Short exercise:
Transcribe the records that follow exactly. Skip the pictures.

Material for the task:
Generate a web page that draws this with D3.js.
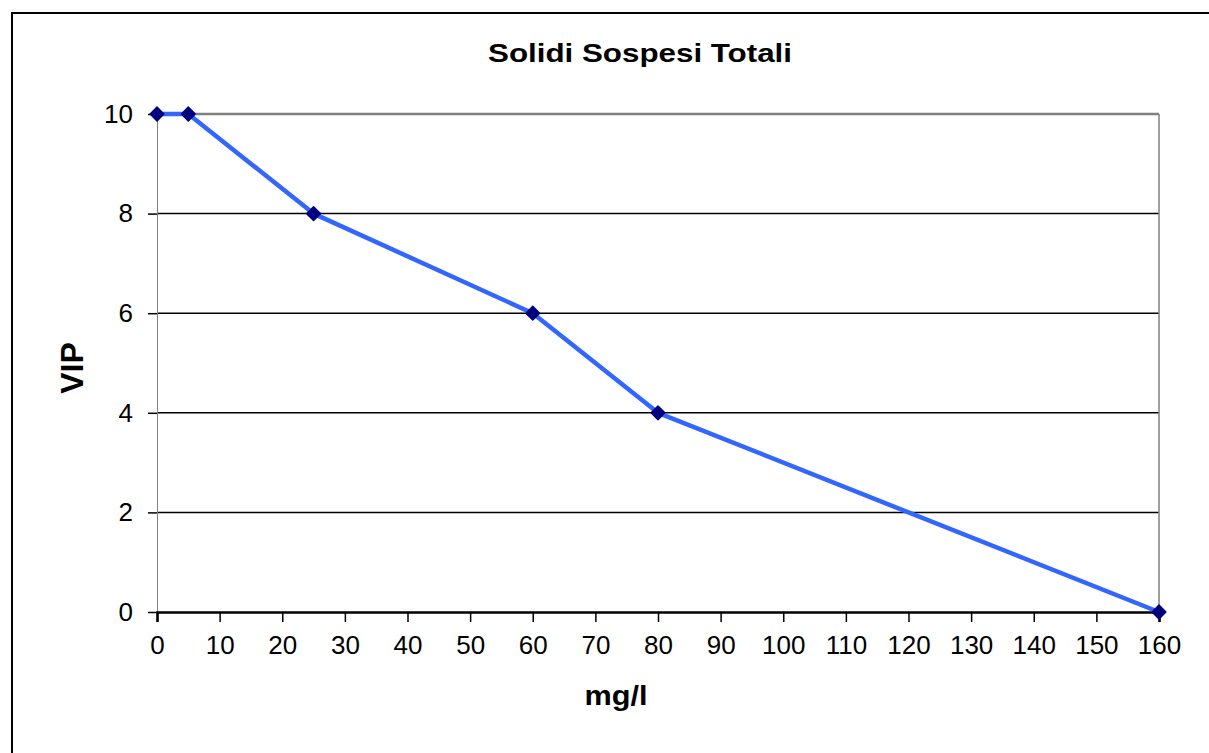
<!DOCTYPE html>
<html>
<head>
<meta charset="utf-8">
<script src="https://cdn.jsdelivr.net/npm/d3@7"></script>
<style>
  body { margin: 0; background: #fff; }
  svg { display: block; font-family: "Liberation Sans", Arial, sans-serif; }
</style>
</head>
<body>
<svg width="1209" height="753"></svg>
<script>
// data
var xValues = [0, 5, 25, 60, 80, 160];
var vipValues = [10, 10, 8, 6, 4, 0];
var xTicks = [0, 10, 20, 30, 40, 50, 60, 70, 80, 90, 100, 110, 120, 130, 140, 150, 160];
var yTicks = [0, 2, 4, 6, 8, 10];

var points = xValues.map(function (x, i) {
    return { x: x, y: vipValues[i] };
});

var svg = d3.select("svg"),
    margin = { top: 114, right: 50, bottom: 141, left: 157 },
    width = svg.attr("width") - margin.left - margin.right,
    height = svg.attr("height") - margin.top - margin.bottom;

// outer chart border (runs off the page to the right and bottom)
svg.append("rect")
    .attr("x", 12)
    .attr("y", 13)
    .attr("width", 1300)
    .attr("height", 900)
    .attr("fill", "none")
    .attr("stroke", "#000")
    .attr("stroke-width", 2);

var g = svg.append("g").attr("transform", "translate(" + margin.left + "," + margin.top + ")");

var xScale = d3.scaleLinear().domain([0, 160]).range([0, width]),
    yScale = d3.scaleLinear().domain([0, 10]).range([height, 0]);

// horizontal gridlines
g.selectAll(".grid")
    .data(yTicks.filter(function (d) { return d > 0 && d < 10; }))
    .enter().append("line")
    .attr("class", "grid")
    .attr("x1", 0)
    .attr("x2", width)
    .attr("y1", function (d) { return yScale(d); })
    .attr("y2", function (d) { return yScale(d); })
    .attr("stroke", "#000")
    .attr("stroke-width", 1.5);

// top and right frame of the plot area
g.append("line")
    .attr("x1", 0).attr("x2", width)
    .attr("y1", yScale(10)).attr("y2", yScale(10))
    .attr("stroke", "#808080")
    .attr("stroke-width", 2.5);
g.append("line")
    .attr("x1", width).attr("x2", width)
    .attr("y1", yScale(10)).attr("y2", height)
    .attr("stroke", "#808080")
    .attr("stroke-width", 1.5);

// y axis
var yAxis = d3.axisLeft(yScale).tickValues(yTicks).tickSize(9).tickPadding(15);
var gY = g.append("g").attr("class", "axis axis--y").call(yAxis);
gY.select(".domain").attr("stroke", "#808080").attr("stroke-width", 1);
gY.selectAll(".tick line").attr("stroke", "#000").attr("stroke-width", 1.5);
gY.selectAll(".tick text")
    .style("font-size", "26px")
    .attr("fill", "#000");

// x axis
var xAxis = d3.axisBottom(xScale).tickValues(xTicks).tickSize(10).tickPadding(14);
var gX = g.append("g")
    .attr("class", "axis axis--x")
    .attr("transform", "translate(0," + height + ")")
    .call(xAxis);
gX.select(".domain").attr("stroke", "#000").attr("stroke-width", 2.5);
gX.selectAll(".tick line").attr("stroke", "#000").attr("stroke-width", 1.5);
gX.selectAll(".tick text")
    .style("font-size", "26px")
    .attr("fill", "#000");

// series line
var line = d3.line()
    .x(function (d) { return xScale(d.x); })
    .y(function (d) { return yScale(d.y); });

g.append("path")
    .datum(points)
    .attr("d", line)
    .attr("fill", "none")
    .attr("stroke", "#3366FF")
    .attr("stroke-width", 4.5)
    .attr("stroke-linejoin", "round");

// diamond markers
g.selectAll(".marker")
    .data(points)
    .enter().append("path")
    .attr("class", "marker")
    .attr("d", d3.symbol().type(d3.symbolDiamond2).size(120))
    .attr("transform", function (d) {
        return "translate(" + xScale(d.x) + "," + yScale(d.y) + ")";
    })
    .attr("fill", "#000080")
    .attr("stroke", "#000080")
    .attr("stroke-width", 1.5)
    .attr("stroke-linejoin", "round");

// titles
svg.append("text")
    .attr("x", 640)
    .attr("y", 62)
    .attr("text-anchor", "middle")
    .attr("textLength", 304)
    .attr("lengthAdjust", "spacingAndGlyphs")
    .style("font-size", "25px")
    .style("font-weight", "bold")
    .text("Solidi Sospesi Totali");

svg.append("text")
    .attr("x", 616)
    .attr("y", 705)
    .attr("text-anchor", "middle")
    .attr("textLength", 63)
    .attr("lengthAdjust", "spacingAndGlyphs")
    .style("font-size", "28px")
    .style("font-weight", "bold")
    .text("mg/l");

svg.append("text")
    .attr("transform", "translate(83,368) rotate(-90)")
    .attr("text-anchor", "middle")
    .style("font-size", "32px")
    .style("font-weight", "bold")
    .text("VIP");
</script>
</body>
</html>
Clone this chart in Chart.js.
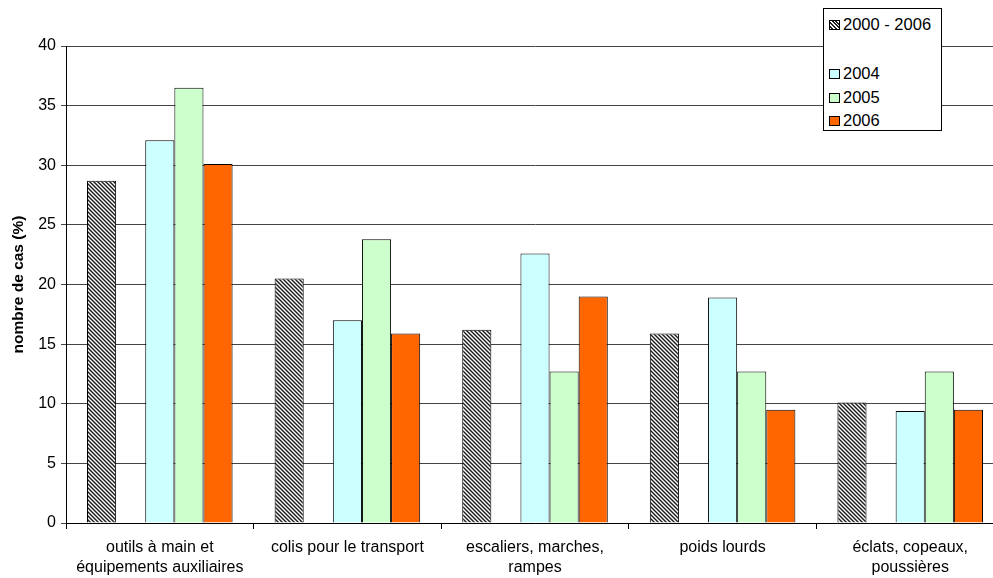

Exercise result:
Generate a web page that draws this with D3.js.
<!DOCTYPE html>
<html>
<head>
<meta charset="utf-8">
<script src="https://cdn.jsdelivr.net/npm/d3@7"></script>
<style>
  body { margin: 0; background: #fff; }
  svg { display: block; font-family: "Liberation Sans", Arial, sans-serif; }
</style>
</head>
<body>
<svg width="1209" height="753"></svg>
<script>
// data
var xValues = [0, 5, 25, 60, 80, 160];
var vipValues = [10, 10, 8, 6, 4, 0];
var xTicks = [0, 10, 20, 30, 40, 50, 60, 70, 80, 90, 100, 110, 120, 130, 140, 150, 160];
var yTicks = [0, 2, 4, 6, 8, 10];

var points = xValues.map(function (x, i) {
    return { x: x, y: vipValues[i] };
});

var svg = d3.select("svg"),
    margin = { top: 114, right: 50, bottom: 141, left: 157 },
    width = svg.attr("width") - margin.left - margin.right,
    height = svg.attr("height") - margin.top - margin.bottom;

// outer chart border (runs off the page to the right and bottom)
svg.append("rect")
    .attr("x", 12)
    .attr("y", 13)
    .attr("width", 1300)
    .attr("height", 900)
    .attr("fill", "none")
    .attr("stroke", "#000")
    .attr("stroke-width", 2);

var g = svg.append("g").attr("transform", "translate(" + margin.left + "," + margin.top + ")");

var xScale = d3.scaleLinear().domain([0, 160]).range([0, width]),
    yScale = d3.scaleLinear().domain([0, 10]).range([height, 0]);

// horizontal gridlines
g.selectAll(".grid")
    .data(yTicks.filter(function (d) { return d > 0 && d < 10; }))
    .enter().append("line")
    .attr("class", "grid")
    .attr("x1", 0)
    .attr("x2", width)
    .attr("y1", function (d) { return yScale(d); })
    .attr("y2", function (d) { return yScale(d); })
    .attr("stroke", "#000")
    .attr("stroke-width", 1.5);

// top and right frame of the plot area
g.append("line")
    .attr("x1", 0).attr("x2", width)
    .attr("y1", yScale(10)).attr("y2", yScale(10))
    .attr("stroke", "#808080")
    .attr("stroke-width", 2.5);
g.append("line")
    .attr("x1", width).attr("x2", width)
    .attr("y1", yScale(10)).attr("y2", height)
    .attr("stroke", "#808080")
    .attr("stroke-width", 1.5);

// y axis
var yAxis = d3.axisLeft(yScale).tickValues(yTicks).tickSize(9).tickPadding(15);
var gY = g.append("g").attr("class", "axis axis--y").call(yAxis);
gY.select(".domain").attr("stroke", "#808080").attr("stroke-width", 1);
gY.selectAll(".tick line").attr("stroke", "#000").attr("stroke-width", 1.5);
gY.selectAll(".tick text")
    .style("font-size", "26px")
    .attr("fill", "#000");

// x axis
var xAxis = d3.axisBottom(xScale).tickValues(xTicks).tickSize(10).tickPadding(14);
var gX = g.append("g")
    .attr("class", "axis axis--x")
    .attr("transform", "translate(0," + height + ")")
    .call(xAxis);
gX.select(".domain").attr("stroke", "#000").attr("stroke-width", 2.5);
gX.selectAll(".tick line").attr("stroke", "#000").attr("stroke-width", 1.5);
gX.selectAll(".tick text")
    .style("font-size", "26px")
    .attr("fill", "#000");

// series line
var line = d3.line()
    .x(function (d) { return xScale(d.x); })
    .y(function (d) { return yScale(d.y); });

g.append("path")
    .datum(points)
    .attr("d", line)
    .attr("fill", "none")
    .attr("stroke", "#3366FF")
    .attr("stroke-width", 4.5)
    .attr("stroke-linejoin", "round");

// diamond markers
g.selectAll(".marker")
    .data(points)
    .enter().append("path")
    .attr("class", "marker")
    .attr("d", d3.symbol().type(d3.symbolDiamond2).size(120))
    .attr("transform", function (d) {
        return "translate(" + xScale(d.x) + "," + yScale(d.y) + ")";
    })
    .attr("fill", "#000080")
    .attr("stroke", "#000080")
    .attr("stroke-width", 1.5)
    .attr("stroke-linejoin", "round");

// titles
svg.append("text")
    .attr("x", 640)
    .attr("y", 62)
    .attr("text-anchor", "middle")
    .attr("textLength", 304)
    .attr("lengthAdjust", "spacingAndGlyphs")
    .style("font-size", "25px")
    .style("font-weight", "bold")
    .text("Solidi Sospesi Totali");

svg.append("text")
    .attr("x", 616)
    .attr("y", 705)
    .attr("text-anchor", "middle")
    .attr("textLength", 63)
    .attr("lengthAdjust", "spacingAndGlyphs")
    .style("font-size", "28px")
    .style("font-weight", "bold")
    .text("mg/l");

svg.append("text")
    .attr("transform", "translate(83,368) rotate(-90)")
    .attr("text-anchor", "middle")
    .style("font-size", "32px")
    .style("font-weight", "bold")
    .text("VIP");
</script>
</body>
</html>
Clone this chart in Chart.js.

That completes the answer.